According to a recent Stanford University study, when children were asked one week afterward whether their VR experience really happened or was virtual, 50% said, “real.” Gulp. Let that sink in a moment. Then consider the reality of VR as the ultimate teaching tool. When our brain records a virtual experience as an actual remembered event, history makes a gigantic leap from text and black & white images into the realm of our own private memories.
Randall Rudd, founder of Immersion Industries, says, “Whether one believes this statement is irrelevant, because it is true. At Triple-I, we have succeeded in bringing history to life, virtually. Our team members actually have “freshly minted” memories of personal experiences that happened in another place and time. And I’m not even kidding. We are certain that within a short time, perhaps even months — not years, you will also be able to experience the past ‑ to time travel.
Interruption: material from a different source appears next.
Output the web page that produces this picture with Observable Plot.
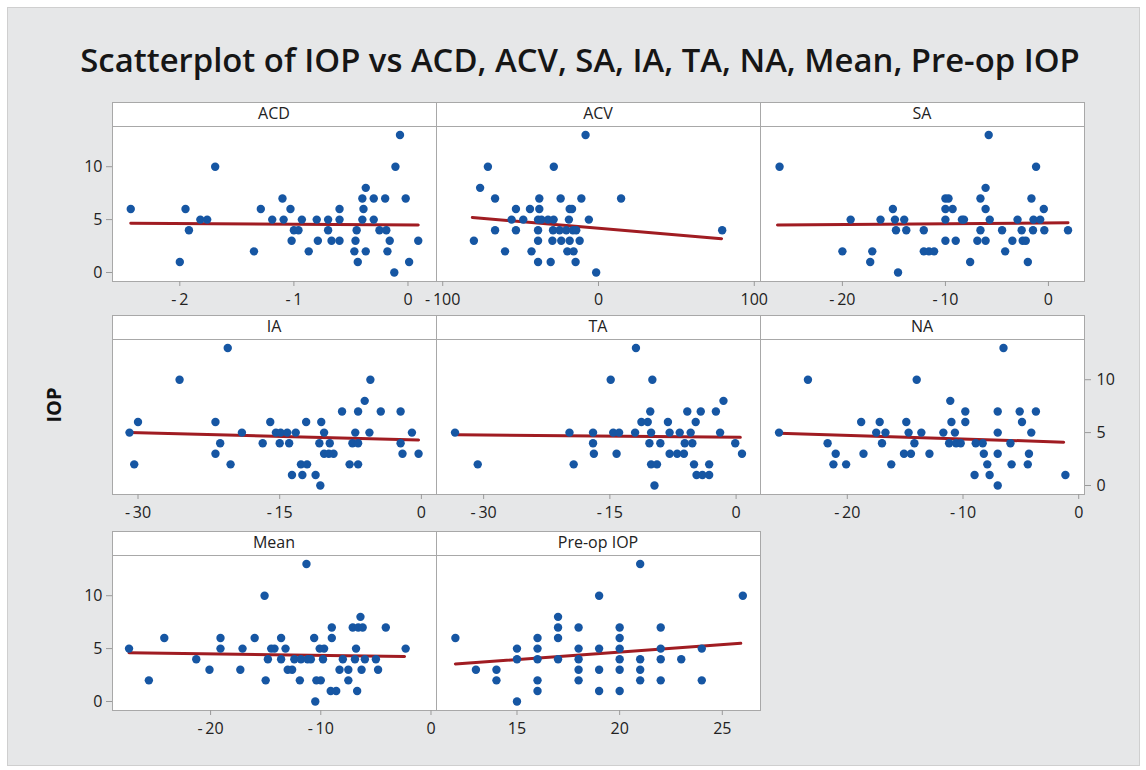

Granted, it is virtual time travel, but the effect and the memories are real enough.”
Stanford University’s Virtual Human Interaction Lab has been creating and studying virtual reality, for more than a decade. “One of the things we study is the psychological presence,” said Jeremy Bailenson, the director of the lab. “People are often stunned, it [VR] is really intense for them.”
According to Rudd, “The experience and effects of re-creating history in the virtual world are comparable in intensity to actual “real world” experiences. So much so in fact, we must always remind the viewer that they are safe as they descend into the virtual past. We all have our fascinations with moments in history. It’s human nature to wonder what it must have been like to actually “be there.” What we never expected in this lifetime was the possibility of actually going back and experiencing those moments.” Yet according to Rudd, time travel, albeit virtual, is not only possible, it’s our business.”